## DATASET ROWS
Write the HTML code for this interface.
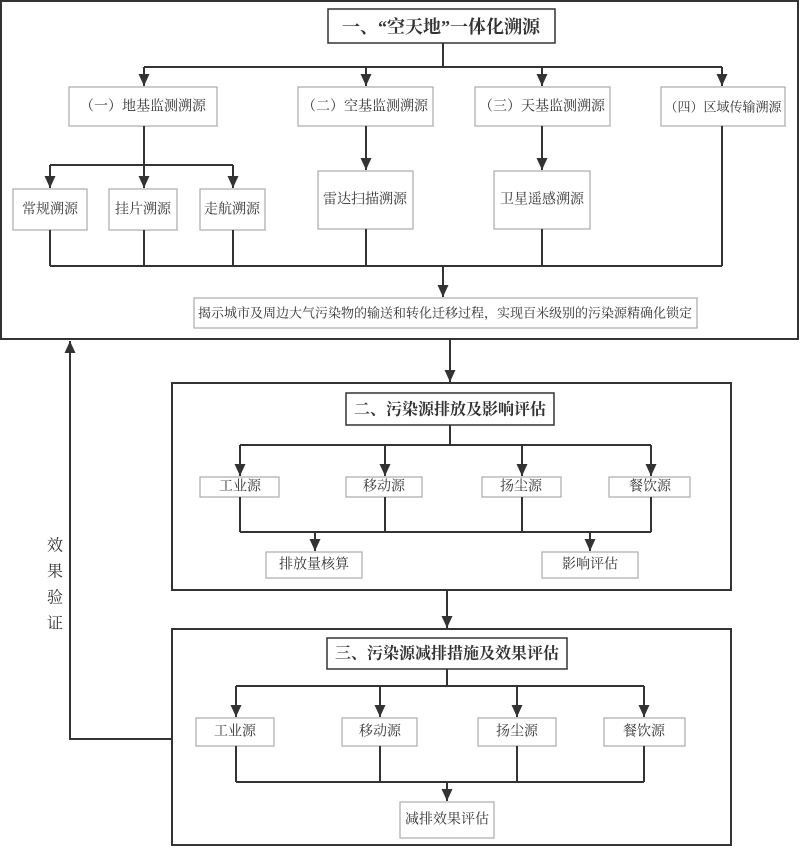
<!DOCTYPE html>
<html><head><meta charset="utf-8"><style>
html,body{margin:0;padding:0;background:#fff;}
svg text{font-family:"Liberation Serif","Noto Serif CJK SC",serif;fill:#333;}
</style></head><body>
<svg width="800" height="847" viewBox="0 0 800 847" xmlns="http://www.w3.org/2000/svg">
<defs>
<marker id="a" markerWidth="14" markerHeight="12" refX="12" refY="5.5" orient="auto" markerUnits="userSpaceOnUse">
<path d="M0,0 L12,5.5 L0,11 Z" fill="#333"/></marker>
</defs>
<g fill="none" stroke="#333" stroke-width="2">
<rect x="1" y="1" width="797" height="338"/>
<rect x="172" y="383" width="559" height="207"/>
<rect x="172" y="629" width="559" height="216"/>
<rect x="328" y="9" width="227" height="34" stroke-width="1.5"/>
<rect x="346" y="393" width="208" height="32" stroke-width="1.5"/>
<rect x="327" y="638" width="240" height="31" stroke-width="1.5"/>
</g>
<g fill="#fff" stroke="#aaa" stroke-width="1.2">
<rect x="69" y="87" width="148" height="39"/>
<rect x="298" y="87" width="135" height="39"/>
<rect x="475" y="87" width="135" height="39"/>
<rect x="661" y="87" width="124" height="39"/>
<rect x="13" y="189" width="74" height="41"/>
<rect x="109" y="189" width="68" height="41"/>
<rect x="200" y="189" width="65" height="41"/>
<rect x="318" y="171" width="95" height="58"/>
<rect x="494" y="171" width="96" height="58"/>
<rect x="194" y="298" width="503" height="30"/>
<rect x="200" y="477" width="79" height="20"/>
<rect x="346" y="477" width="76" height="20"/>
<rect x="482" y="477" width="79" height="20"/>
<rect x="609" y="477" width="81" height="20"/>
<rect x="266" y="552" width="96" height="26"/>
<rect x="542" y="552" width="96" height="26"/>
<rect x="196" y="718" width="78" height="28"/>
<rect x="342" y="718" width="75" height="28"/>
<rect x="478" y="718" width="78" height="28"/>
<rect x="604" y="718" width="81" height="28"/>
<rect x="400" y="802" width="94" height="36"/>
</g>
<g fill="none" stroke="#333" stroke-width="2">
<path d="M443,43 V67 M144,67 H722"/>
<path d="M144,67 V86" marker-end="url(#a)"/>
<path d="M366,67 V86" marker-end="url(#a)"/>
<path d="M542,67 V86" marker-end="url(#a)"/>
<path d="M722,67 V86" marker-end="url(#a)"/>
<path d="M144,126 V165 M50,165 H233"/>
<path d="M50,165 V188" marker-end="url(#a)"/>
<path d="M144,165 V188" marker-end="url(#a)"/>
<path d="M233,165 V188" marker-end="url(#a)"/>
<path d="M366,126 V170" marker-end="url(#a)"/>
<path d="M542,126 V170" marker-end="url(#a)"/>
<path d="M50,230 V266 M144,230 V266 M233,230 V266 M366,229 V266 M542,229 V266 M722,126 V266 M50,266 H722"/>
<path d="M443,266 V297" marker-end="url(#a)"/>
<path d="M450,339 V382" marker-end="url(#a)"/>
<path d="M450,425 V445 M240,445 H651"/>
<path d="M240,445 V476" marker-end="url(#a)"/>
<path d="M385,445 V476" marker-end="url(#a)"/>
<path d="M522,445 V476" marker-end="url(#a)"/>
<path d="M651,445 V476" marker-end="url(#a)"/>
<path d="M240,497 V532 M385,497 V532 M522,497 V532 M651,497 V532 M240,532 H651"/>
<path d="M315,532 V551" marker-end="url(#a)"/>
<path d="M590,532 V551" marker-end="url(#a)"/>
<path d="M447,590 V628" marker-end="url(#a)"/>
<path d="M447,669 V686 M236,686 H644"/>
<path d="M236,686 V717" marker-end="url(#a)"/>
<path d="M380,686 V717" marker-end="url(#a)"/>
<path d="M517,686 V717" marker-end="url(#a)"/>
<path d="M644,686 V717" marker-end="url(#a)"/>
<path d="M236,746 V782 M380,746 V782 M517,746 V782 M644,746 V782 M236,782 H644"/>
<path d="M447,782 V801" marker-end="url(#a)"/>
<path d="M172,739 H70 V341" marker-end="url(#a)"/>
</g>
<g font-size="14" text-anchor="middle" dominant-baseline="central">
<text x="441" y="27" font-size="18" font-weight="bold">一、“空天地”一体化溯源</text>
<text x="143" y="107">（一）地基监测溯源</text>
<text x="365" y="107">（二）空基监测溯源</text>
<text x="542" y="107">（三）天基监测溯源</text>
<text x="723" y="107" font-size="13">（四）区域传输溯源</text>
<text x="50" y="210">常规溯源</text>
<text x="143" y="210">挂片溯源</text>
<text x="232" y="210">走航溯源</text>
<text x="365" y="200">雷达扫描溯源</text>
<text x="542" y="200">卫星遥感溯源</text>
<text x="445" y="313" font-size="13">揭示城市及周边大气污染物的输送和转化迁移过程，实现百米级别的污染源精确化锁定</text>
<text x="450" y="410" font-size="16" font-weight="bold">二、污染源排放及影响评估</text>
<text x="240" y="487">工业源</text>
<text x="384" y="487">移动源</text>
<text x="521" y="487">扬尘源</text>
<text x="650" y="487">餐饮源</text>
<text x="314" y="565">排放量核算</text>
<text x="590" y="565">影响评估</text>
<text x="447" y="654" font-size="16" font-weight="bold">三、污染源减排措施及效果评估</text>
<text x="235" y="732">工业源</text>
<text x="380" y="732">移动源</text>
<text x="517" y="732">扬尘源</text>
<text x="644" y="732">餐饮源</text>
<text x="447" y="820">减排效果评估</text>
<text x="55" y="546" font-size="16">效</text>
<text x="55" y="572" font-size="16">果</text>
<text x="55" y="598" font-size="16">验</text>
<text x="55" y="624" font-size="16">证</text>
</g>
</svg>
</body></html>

--

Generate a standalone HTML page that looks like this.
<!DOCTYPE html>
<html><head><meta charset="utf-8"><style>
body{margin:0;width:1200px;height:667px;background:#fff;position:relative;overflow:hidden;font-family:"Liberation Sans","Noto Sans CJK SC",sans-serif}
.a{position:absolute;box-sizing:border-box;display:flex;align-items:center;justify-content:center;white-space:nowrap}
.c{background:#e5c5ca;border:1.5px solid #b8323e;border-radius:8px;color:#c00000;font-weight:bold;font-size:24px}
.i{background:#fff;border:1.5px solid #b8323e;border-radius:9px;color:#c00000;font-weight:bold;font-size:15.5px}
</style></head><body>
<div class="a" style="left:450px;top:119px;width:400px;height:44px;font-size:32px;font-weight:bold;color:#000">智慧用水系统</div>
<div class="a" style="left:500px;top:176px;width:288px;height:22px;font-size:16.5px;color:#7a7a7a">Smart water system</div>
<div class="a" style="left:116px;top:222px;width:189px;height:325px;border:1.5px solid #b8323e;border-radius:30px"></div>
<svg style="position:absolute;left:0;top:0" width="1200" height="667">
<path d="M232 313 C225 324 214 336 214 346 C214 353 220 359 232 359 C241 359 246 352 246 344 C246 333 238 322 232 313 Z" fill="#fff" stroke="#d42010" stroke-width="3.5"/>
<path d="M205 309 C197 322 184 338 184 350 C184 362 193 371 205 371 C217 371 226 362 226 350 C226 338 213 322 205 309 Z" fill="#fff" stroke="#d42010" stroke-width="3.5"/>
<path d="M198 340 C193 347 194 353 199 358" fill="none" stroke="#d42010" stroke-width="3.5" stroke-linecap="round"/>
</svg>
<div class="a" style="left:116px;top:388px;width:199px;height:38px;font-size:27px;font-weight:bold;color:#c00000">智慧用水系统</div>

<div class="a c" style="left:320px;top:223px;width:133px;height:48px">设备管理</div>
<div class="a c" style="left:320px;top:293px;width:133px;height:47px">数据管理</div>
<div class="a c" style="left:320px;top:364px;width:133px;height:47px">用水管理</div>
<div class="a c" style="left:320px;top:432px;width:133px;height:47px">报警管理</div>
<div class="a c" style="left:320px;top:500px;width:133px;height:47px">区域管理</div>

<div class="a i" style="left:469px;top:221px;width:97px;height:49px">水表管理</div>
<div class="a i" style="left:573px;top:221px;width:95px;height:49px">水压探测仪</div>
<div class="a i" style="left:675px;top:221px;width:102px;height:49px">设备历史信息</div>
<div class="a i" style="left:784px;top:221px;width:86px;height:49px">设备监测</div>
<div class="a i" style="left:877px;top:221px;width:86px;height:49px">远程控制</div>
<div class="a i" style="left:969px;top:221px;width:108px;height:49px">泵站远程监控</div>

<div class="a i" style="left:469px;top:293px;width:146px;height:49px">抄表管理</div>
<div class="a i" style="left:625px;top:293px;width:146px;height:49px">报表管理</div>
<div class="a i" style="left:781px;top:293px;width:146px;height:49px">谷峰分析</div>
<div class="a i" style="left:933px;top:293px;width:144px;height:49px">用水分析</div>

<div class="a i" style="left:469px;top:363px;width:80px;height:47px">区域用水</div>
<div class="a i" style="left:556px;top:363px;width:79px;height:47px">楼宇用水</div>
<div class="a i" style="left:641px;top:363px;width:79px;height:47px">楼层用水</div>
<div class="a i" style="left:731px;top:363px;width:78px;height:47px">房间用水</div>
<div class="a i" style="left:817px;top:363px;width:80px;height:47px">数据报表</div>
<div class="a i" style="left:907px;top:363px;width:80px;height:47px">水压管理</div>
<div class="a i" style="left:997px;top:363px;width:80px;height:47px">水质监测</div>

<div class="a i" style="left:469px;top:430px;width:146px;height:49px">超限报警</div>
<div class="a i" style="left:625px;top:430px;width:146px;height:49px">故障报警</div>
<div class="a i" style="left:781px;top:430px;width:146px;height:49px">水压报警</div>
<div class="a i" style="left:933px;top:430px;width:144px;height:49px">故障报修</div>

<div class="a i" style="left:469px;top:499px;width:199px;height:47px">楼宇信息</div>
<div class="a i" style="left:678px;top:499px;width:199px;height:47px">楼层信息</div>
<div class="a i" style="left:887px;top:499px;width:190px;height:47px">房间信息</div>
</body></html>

## WHAT THE TASK REQUIRES
Pull out each line of the entries that contains "this".

## TASK SOLUTION
Write the HTML code for this interface.
Generate a standalone HTML page that looks like this.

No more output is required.